The thing that encourages me in this election is the tone of the campaigns; which party is playing into its stereotypes and which is transcending them. Four years ago we saw a democratic party that, for all the narrowness of the race, seemed destined to lose: it was a passive, quiet, submissive party that seemed to collapse under the pressure it felt from an angry and untractable America. But this year we are confronted by images of Republicans in a big and dark room, a party that looks smaller and less diverse - less vigorous - than it did before, and still as angry. Still just shouting and insulting as if that was their only technique.

It's a party on the defensive.

In pretty much every election I've ever seen, whoever is on the defensive at this point is going to have a hard time winning.

It isn't that the McCain campaign is or isn't taking a risk. It's that the political ground has shifted. The risks that would have worked four years ago are not working now.

I think you're making very good points, and there is good cause for concern.

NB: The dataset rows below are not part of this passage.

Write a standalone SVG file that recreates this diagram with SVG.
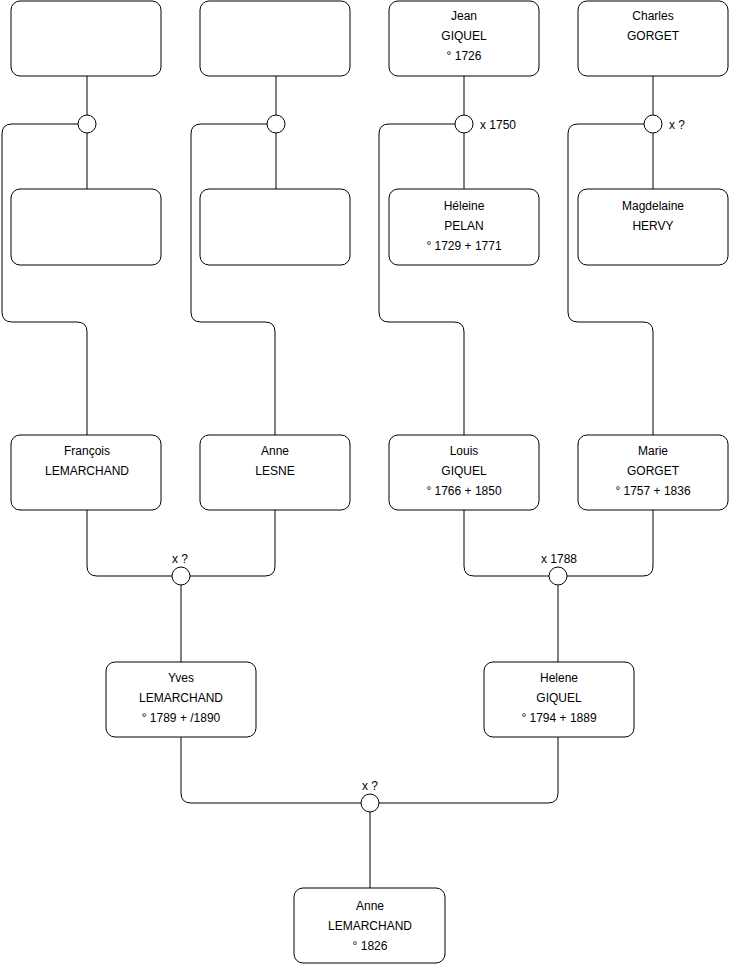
<svg xmlns="http://www.w3.org/2000/svg" width="740" height="975" viewBox="0 0 740 975">
<style>
.box{fill:#fff;stroke:#000;stroke-width:1}
.c{fill:#fff;stroke:#000;stroke-width:1}
.ln{fill:none;stroke:#000;stroke-width:1}
text{font-family:"Liberation Sans",Arial,sans-serif;font-size:12px;fill:#000}
.m{text-anchor:middle}
</style>
<rect width="740" height="975" fill="#fff"/>
<g id="connectors">
<path class="ln" d="M87 76V115M87 133V189"/>
<path class="ln" d="M276 76V115M276 133V189"/>
<path class="ln" d="M464 76V115M464 133V189"/>
<path class="ln" d="M653 76V115M653 133V189"/>
<path class="ln" d="M78 124H12Q2 124 2 134V312Q2 322 12 322H77Q87 322 87 332V435"/>
<path class="ln" d="M267 124H201Q191 124 191 134V312Q191 322 201 322H265Q275 322 275 332V435"/>
<path class="ln" d="M455 124H389Q379 124 379 134V312Q379 322 389 322H454Q464 322 464 332V435"/>
<path class="ln" d="M644 124H578Q568 124 568 134V312Q568 322 578 322H643Q653 322 653 332V435"/>
<path class="ln" d="M87 510V566Q87 576 97 576H172M190 576H265Q275 576 275 566V510"/>
<path class="ln" d="M181 585V662"/>
<path class="ln" d="M464 510V566Q464 576 474 576H549M567 576H643Q653 576 653 566V510"/>
<path class="ln" d="M558 585V662"/>
<path class="ln" d="M181 737V793Q181 803 191 803H361M379 803H548Q558 803 558 793V737"/>
<path class="ln" d="M370 812V888"/>
</g>
<g id="u1"><circle class="c" cx="87" cy="124" r="9"/></g>
<g id="u2"><circle class="c" cx="276" cy="124" r="9"/></g>
<g id="u3"><circle class="c" cx="464" cy="124" r="9"/><text x="480" y="129">x 1750</text></g>
<g id="u4"><circle class="c" cx="653" cy="124" r="9"/><text x="669" y="129">x ?</text></g>
<g id="u5"><circle class="c" cx="181" cy="576" r="9"/><text class="m" x="180" y="563">x ?</text></g>
<g id="u6"><circle class="c" cx="558" cy="576" r="9"/><text class="m" x="559" y="563">x 1788</text></g>
<g id="u7"><circle class="c" cx="370" cy="803" r="9"/><text class="m" x="370" y="790">x ?</text></g>
<g id="n1"><rect class="box" x="11" y="1" width="150" height="75" rx="9"/></g>
<g id="n2"><rect class="box" x="200" y="1" width="150" height="75" rx="9"/></g>
<g id="n3"><rect class="box" x="389" y="1" width="150" height="75" rx="9"/>
<text class="m" x="464" y="20">Jean</text><text class="m" x="464" y="40">GIQUEL</text><text class="m" x="464" y="60">° 1726</text></g>
<g id="n4"><rect class="box" x="578" y="1" width="150" height="75" rx="9"/>
<text class="m" x="653" y="20">Charles</text><text class="m" x="653" y="40">GORGET</text></g>
<g id="n5"><rect class="box" x="11" y="189" width="150" height="76" rx="9"/></g>
<g id="n6"><rect class="box" x="200" y="189" width="150" height="76" rx="9"/></g>
<g id="n7"><rect class="box" x="389" y="189" width="150" height="76" rx="9"/>
<text class="m" x="464" y="210">Héleine</text><text class="m" x="464" y="230">PELAN</text><text class="m" x="464" y="250">° 1729 + 1771</text></g>
<g id="n8"><rect class="box" x="578" y="189" width="150" height="76" rx="9"/>
<text class="m" x="653" y="210">Magdelaine</text><text class="m" x="653" y="230">HERVY</text></g>
<g id="n9"><rect class="box" x="11" y="435" width="150" height="75" rx="9"/>
<text class="m" x="87" y="455">François</text><text class="m" x="87" y="475">LEMARCHAND</text></g>
<g id="n10"><rect class="box" x="200" y="435" width="150" height="75" rx="9"/>
<text class="m" x="275" y="455">Anne</text><text class="m" x="275" y="475">LESNE</text></g>
<g id="n11"><rect class="box" x="389" y="435" width="150" height="75" rx="9"/>
<text class="m" x="464" y="455">Louis</text><text class="m" x="464" y="475">GIQUEL</text><text class="m" x="464" y="495">° 1766 + 1850</text></g>
<g id="n12"><rect class="box" x="578" y="435" width="150" height="75" rx="9"/>
<text class="m" x="653" y="455">Marie</text><text class="m" x="653" y="475">GORGET</text><text class="m" x="653" y="495">° 1757 + 1836</text></g>
<g id="n13"><rect class="box" x="106" y="662" width="150" height="75" rx="9"/>
<text class="m" x="181" y="682">Yves</text><text class="m" x="181" y="702">LEMARCHAND</text><text class="m" x="181" y="722">° 1789 + /1890</text></g>
<g id="n14"><rect class="box" x="484" y="662" width="150" height="75" rx="9"/>
<text class="m" x="559" y="682">Helene</text><text class="m" x="559" y="702">GIQUEL</text><text class="m" x="559" y="722">° 1794 + 1889</text></g>
<g id="n15"><rect class="box" x="294" y="888" width="151" height="75" rx="9"/>
<text class="m" x="370" y="910">Anne</text><text class="m" x="370" y="930">LEMARCHAND</text><text class="m" x="370" y="950">° 1826</text></g>
</svg>
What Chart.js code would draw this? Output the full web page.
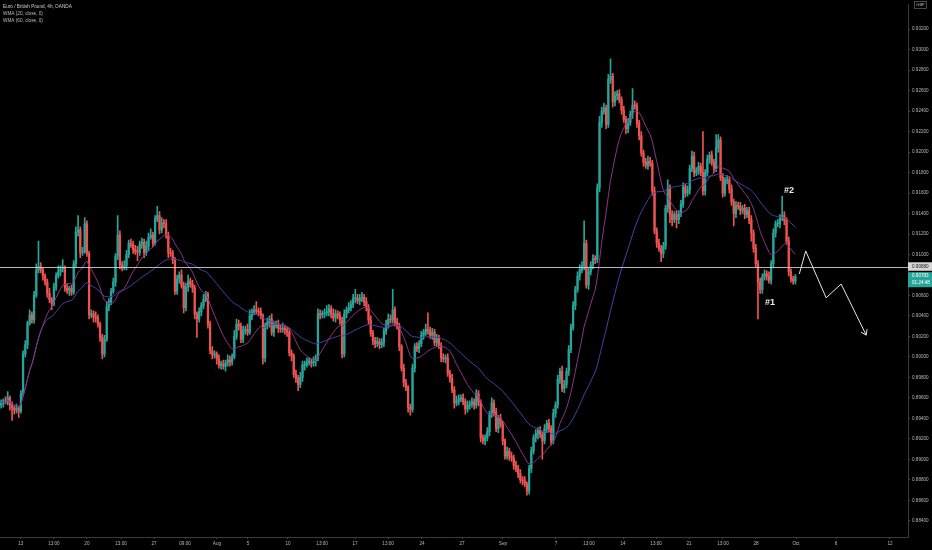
<!DOCTYPE html>
<html><head><meta charset="utf-8">
<script src="https://cdn.jsdelivr.net/npm/chart.js@4.4.1/dist/chart.umd.min.js"></script>
<style>html,body{margin:0;padding:0;background:#000;overflow:hidden}canvas{display:block}</style>
</head><body>
<canvas id="c" width="932" height="550"></canvas>
<script>
const titleText = 'Euro / British Pound, 4h, OANDA';
const legendLines = ['WMA (20, close, 0)', 'WMA (60, close, 0)'];
const currency = 'GBP';
const firstOpen = 0.8953;
const closes = [
0.8955,0.8957,0.8956,0.8960,0.8953,0.8950,0.8948,0.8950,0.8947,0.8964,
0.9003,0.9012,0.9033,0.9041,0.9036,0.9060,0.9085,0.9088,0.9085,0.9079,
0.9073,0.9062,0.9056,0.9052,0.9068,0.9079,0.9083,0.9086,0.9087,0.9067,
0.9065,0.9067,0.9063,0.9091,0.9122,0.9124,0.9102,0.9103,0.9130,0.9101,
0.9041,0.9042,0.9039,0.9038,0.9032,0.9019,0.9003,0.9017,0.9049,0.9054,
0.9064,0.9073,0.9098,0.9119,0.9090,0.9087,0.9089,0.9100,0.9111,0.9110,
0.9105,0.9103,0.9102,0.9110,0.9112,0.9102,0.9108,0.9117,0.9119,0.9111,
0.9135,0.9138,0.9124,0.9131,0.9130,0.9119,0.9102,0.9101,0.9095,0.9064,
0.9076,0.9080,0.9070,0.9048,0.9068,0.9074,0.9071,0.9067,0.9042,0.9037,
0.9044,0.9050,0.9056,0.9061,0.9032,0.9006,0.9002,0.9003,0.8998,0.8992,
0.8993,0.8991,0.8994,0.8997,0.8995,0.9000,0.9020,0.9032,0.9030,0.9017,
0.9026,0.9027,0.9024,0.9040,0.9044,0.9046,0.9045,0.9044,0.9040,0.8999,
0.9030,0.9034,0.9037,0.9024,0.9031,0.9032,0.9028,0.9027,0.9028,0.9026,
0.9024,0.9004,0.9001,0.8983,0.8979,0.8973,0.8980,0.8992,0.8993,0.8995,
0.8995,0.8994,0.8996,0.8999,0.9042,0.9041,0.9042,0.9043,0.9044,0.9047,
0.9042,0.9038,0.9042,0.9040,0.9036,0.9003,0.9042,0.9046,0.9048,0.9051,
0.9057,0.9058,0.9055,0.9057,0.9058,0.9054,0.9048,0.9036,0.9023,0.9016,
0.9013,0.9015,0.9012,0.9014,0.9025,0.9032,0.9037,0.9036,0.9046,0.9034,
0.9030,0.9010,0.8989,0.8975,0.8970,0.8951,0.8949,0.8989,0.9010,0.9008,
0.9013,0.9021,0.9024,0.9027,0.9026,0.9021,0.9024,0.9014,0.9018,0.9011,
0.8999,0.8998,0.8999,0.8984,0.8979,0.8968,0.8955,0.8957,0.8959,0.8960,
0.8956,0.8949,0.8953,0.8954,0.8956,0.8953,0.8964,0.8956,0.8921,0.8918,
0.8921,0.8927,0.8944,0.8955,0.8946,0.8930,0.8940,0.8934,0.8918,0.8903,
0.8908,0.8903,0.8901,0.8894,0.8891,0.8886,0.8880,0.8879,0.8876,0.8869,
0.8891,0.8908,0.8921,0.8925,0.8928,0.8924,0.8918,0.8930,0.8935,0.8930,
0.8918,0.8945,0.8953,0.8978,0.8986,0.8969,0.8973,0.8986,0.9007,0.9029,
0.9050,0.9066,0.9079,0.9085,0.9089,0.9111,0.9070,0.9083,0.9090,0.9096,
0.9095,0.9165,0.9229,0.9240,0.9243,0.9227,0.9271,0.9274,0.9249,0.9255,
0.9257,0.9251,0.9241,0.9232,0.9223,0.9229,0.9237,0.9246,0.9245,0.9228,
0.9216,0.9199,0.9190,0.9187,0.9191,0.9189,0.9162,0.9123,0.9111,0.9106,
0.9101,0.9108,0.9145,0.9165,0.9139,0.9134,0.9139,0.9134,0.9140,0.9149,
0.9166,0.9160,0.9163,0.9184,0.9196,0.9180,0.9182,0.9186,0.9180,0.9162,
0.9180,0.9193,0.9197,0.9190,0.9184,0.9204,0.9212,0.9175,0.9160,0.9172,
0.9173,0.9164,0.9151,0.9140,0.9148,0.9147,0.9143,0.9145,0.9139,0.9143,
0.9134,0.9121,0.9106,0.9091,0.9073,0.9066,0.9078,0.9081,0.9079,0.9075,
0.9091,0.9121,0.9130,0.9130,0.9136,0.9138,0.9133,0.9113,0.9083,0.9076,0.9074,0.90783
];
// wick lengths beyond the candle body, in pips
const wickUp = [
3,2,4,6,2,3,2,4,2,3, 3,4,2,5,3,4,6,25,4,2, 2,3,5,2,4,3,6,3,8,2, 4,2,3,3,5,14,3,4,6,3,
2,4,3,5,3,2,3,4,5,3, 3,4,3,19,4,3,5,4,3,4, 3,4,5,3,4,3,5,4,6,3, 3,9,4,5,3,4,3,4,3,2,
4,3,5,3,4,6,3,4,3,2, 4,3,5,3,2,3,4,3,2,4, 3,4,3,5,4,3,6,5,4,3, 4,3,5,6,3,4,8,3,4,2,
3,4,3,5,4,3,4,3,5,3, 3,4,3,2,4,3,5,4,3,4, 4,3,4,3,5,4,3,4,6,4, 3,5,4,3,4,3,4,3,5,4,
4,8,3,4,5,3,4,3,4,3, 3,4,3,4,3,4,5,4,20,3, 4,3,2,4,3,2,3,4,3,4, 3,4,3,5,16,3,4,3,4,3,
3,4,3,4,3,4,3,5,4,3, 4,3,4,3,4,3,4,3,2,3, 3,4,3,5,3,4,3,4,3,2, 4,3,4,3,4,3,4,3,4,2,
3,4,3,4,3,4,3,4,3,4, 3,4,3,4,3,5,4,3,4,3, 4,3,4,5,4,22,3,4,3,4, 3,4,6,4,5,3,5,17,3,4,
3,4,3,4,3,4,3,16,4,3, 3,4,3,4,5,4,3,4,3,4, 3,4,3,8,3,4,3,4,3,4, 4,3,4,3,5,4,3,4,3,40,
3,4,3,4,3,13,5,3,4,3, 4,3,4,3,4,3,4,3,4,3, 3,4,3,4,3,4,3,4,3,4, 3,4,3,4,3,19,4,3,4,3,3,2
];
const wickDown = [
3,4,2,3,5,12,4,3,6,2, 2,3,4,2,3,3,2,3,3,4, 3,4,3,6,2,3,2,4,3,3, 3,5,3,2,3,4,5,3,2,3,
4,3,5,4,3,4,5,3,2,4, 3,2,4,3,4,3,2,4,3,3, 4,3,8,3,4,5,3,4,2,3, 2,3,4,3,4,3,5,3,4,3,
3,4,3,5,3,4,3,4,5,18, 3,4,3,2,4,3,4,3,5,3, 4,3,5,3,4,3,2,3,4,3, 3,4,3,2,4,3,3,4,3,6,
4,3,5,3,4,3,4,3,3,4, 4,3,5,3,4,6,3,4,5,3, 3,4,3,5,3,4,3,4,3,4, 4,3,4,3,4,4,3,4,3,3,
3,4,3,4,3,4,3,4,3,4, 4,3,4,3,4,3,4,3,3,4, 3,4,3,4,3,5,6,3,4,3, 4,3,4,3,4,3,4,3,4,3,
4,3,4,3,4,3,5,3,4,3, 3,5,3,4,3,4,3,4,4,3, 4,3,4,3,4,3,4,3,4,3, 3,4,3,4,3,4,3,4,3,4,
3,4,3,4,5,3,18,3,4,3, 4,3,4,3,4,3,4,3,4,3, 3,4,3,4,3,4,3,4,3,4, 4,3,4,5,3,4,3,4,5,4,
4,3,4,3,5,4,3,4,3,4, 4,3,4,3,4,3,4,3,4,3, 8,4,3,4,8,6,3,8,4,3, 3,4,3,4,3,4,3,4,3,4,
4,3,4,3,4,3,4,3,4,3, 3,4,3,12,4,3,4,3,4,3, 4,8,4,3,36,4,4,3,4,3, 4,3,4,3,4,3,4,3,4,3,3,3
];
const pip = 0.0001;

const xTickPos    = [8.9, 24, 39, 54.5, 69.5, 83.6, 98.1, 112.2, 130.4, 145.9, 160.9, 175.9, 191.3, 209.5, 228.1, 252.2, 267.2, 282.7, 297.7, 312.7, 328.1, 343.1, 361.3, 379.5, 404];
const xTickLabels = ['13','13:00','20','13:00','27','09:00','Aug','5','10','13:00','17','13:00','24','27','Sep','7','13:00','14','13:00','21','13:00','28','Oct','6','12'];
const yTickValues = [0.884,0.886,0.888,0.890,0.892,0.894,0.896,0.898,0.900,0.902,0.904,0.906,0.908,0.910,0.912,0.914,0.916,0.918,0.920,0.922,0.924,0.926,0.928,0.930,0.932];

const levelPrice = 0.9088;
const lastPrice = 0.90783;
const countdown = '01:24:48';
const arrowX = [362.8, 365.7, 375.0, 381.8, 393.2];
const arrowY = [0.9081, 0.91035, 0.90577, 0.90712, 0.90213];
const noteText = ['#2', '#1'];
const noteX = [358.1, 349.5];
const noteY = [0.9162, 0.9053];

const xMin = -0.5, xMax = 412.2, yMin = 0.88241, yMax = 0.93439;

// ---- derived ----
const opens = closes.map((c, i) => i === 0 ? firstOpen : closes[i - 1]);
const highs = closes.map((c, i) => Math.max(opens[i], c) + wickUp[i] * pip);
const lows  = closes.map((c, i) => Math.min(opens[i], c) - wickDown[i] * pip);
const UP = '#26a69a', DOWN = '#ef5350';
const colors = closes.map((c, i) => c >= opens[i] ? UP : DOWN);

function wma(src, n) {
  return src.map((_, i) => {
    const m = Math.min(n, i + 1); let s = 0, w = 0;
    for (let k = 0; k < m; k++) { s += src[i - k] * (m - k); w += m - k; }
    return s / w;
  });
}
const wma20 = wma(closes, 20), wma60 = wma(closes, 60);

const FONT = '"Liberation Sans", Arial, sans-serif';

const overlay = {
  id: 'overlay',
  afterDatasetsDraw(chart) {
    const { ctx, chartArea: a, scales: { x, y } } = chart;
    ctx.save();
    const yl = Math.round(y.getPixelForValue(levelPrice)) + 0.5;
    ctx.strokeStyle = 'rgba(215,215,215,0.85)'; ctx.lineWidth = 1;
    ctx.beginPath(); ctx.moveTo(a.left, yl); ctx.lineTo(a.right, yl); ctx.stroke();
    const n = arrowX.length;
    const x1 = x.getPixelForValue(arrowX[n - 2]), y1 = y.getPixelForValue(arrowY[n - 2]);
    const x2 = x.getPixelForValue(arrowX[n - 1]), y2 = y.getPixelForValue(arrowY[n - 1]);
    const ang = Math.atan2(y2 - y1, x2 - x1);
    ctx.strokeStyle = '#e6e6e6';
    ctx.beginPath();
    [-0.6, 0.6].forEach(d => { ctx.moveTo(x2, y2); ctx.lineTo(x2 - 6 * Math.cos(ang + d), y2 - 6 * Math.sin(ang + d)); });
    ctx.stroke();
    ctx.fillStyle = '#ececec'; ctx.font = 'bold 9px ' + FONT;
    ctx.textAlign = 'center'; ctx.textBaseline = 'middle';
    noteText.forEach((t, i) => ctx.fillText(t, x.getPixelForValue(noteX[i]), y.getPixelForValue(noteY[i])));
    ctx.restore();
  },
  afterDraw(chart) {
    const { ctx, chartArea: a, scales: { y } } = chart;
    ctx.save();
    const W = chart.width;
    const yl = y.getPixelForValue(levelPrice);
    ctx.fillStyle = '#d6d6d6'; ctx.fillRect(a.right, yl - 4.5, W - a.right, 8.5);
    ctx.fillStyle = '#131722'; ctx.font = '4.6px ' + FONT; ctx.textBaseline = 'middle'; ctx.textAlign = 'left';
    ctx.fillText(levelPrice.toFixed(5), a.right + 4, yl);
    const yc = y.getPixelForValue(lastPrice);
    ctx.fillStyle = UP; ctx.fillRect(a.right, yc - 4.5, W - a.right, 15);
    ctx.fillStyle = '#ffffff';
    ctx.fillText(lastPrice.toFixed(5), a.right + 4, yc - 0.5);
    ctx.fillText(countdown, a.right + 4, yc + 6.5);
    ctx.fillStyle = '#cfcfcf'; ctx.textBaseline = 'middle';
    ctx.font = '4.7px ' + FONT;
    ctx.fillText(titleText, 3, 6.7);
    ctx.fillStyle = '#bdbdbd';
    legendLines.forEach((t, i) => ctx.fillText(t, 3, 14 + i * 7.2));
    ctx.strokeStyle = '#666'; ctx.lineWidth = 0.7;
    ctx.strokeRect(914.5, 1.5, 12, 7);
    ctx.fillStyle = '#bbbbbb'; ctx.textAlign = 'center'; ctx.font = '4px ' + FONT;
    ctx.fillText(currency, 920.5, 5.2);
    ctx.restore();
  }
};

new Chart(document.getElementById('c'), {
  type: 'bar',
  data: {
    datasets: [
      { type: 'line', label: 'arrow', data: arrowX.map((v, i) => ({ x: v, y: arrowY[i] })), borderColor: '#e6e6e6', borderWidth: 1, pointRadius: 0, tension: 0, order: -1 },
      { type: 'line', label: 'WMA 20', data: wma20.map((v, i) => ({ x: i, y: v })), borderColor: '#8a3586', borderWidth: 1, pointRadius: 0, tension: 0, order: 0 },
      { type: 'line', label: 'WMA 60', data: wma60.map((v, i) => ({ x: i, y: v })), borderColor: '#4a40a0', borderWidth: 1, pointRadius: 0, tension: 0, order: 0 },
      { type: 'bar', label: 'body', data: closes.map((c, i) => ({ x: i, y: [opens[i], c] })), backgroundColor: colors, barThickness: 1.6, grouped: false, minBarLength: 1, order: 1 },
      { type: 'bar', label: 'wick', data: closes.map((c, i) => ({ x: i, y: [lows[i], highs[i]] })), backgroundColor: colors, barThickness: 1, grouped: false, order: 2 }
    ]
  },
  options: {
    responsive: false, animation: false, devicePixelRatio: 1,
    layout: { padding: 0 },
    plugins: { legend: { display: false }, tooltip: { enabled: false } },
    scales: {
      x: {
        type: 'linear', position: 'bottom', min: xMin, max: xMax, offset: false,
        afterBuildTicks: s => { s.ticks = xTickPos.map(v => ({ value: v })); },
        afterFit: s => { s.height = 13; },
        grid: { offset: false, drawOnChartArea: false, drawTicks: true, tickLength: 2, color: '#444' },
        border: { color: '#3a3a3a' },
        ticks: { autoSkip: false, maxRotation: 0, padding: 2, color: '#b8b8b8', font: { size: 4.6, family: FONT }, callback: (v, i) => xTickLabels[i] }
      },
      y: {
        type: 'linear', position: 'right', min: yMin, max: yMax,
        afterBuildTicks: s => { s.ticks = yTickValues.map(v => ({ value: v })); },
        afterFit: s => { s.width = 24; },
        grid: { drawOnChartArea: false, drawTicks: true, tickLength: 2, color: '#444' },
        border: { color: '#3a3a3a' },
        ticks: { autoSkip: false, padding: 2, color: '#b8b8b8', font: { size: 4.6, family: FONT }, callback: v => v.toFixed(5) }
      }
    }
  },
  plugins: [overlay]
});
</script>
</body></html>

But I also think that the concerns of America are very different from those at the Republican Convention right now, and are, at least at once and finally, more closely aligned with those of the Democratic party.

 
At 3:00 PM, Blogger Unknown said...

Still digesting, and I don't really have time to write anything long right now. However, in response to one confusion mentioned above, "right to work" is an anti-union codephrase. Right-to-work laws, e.g.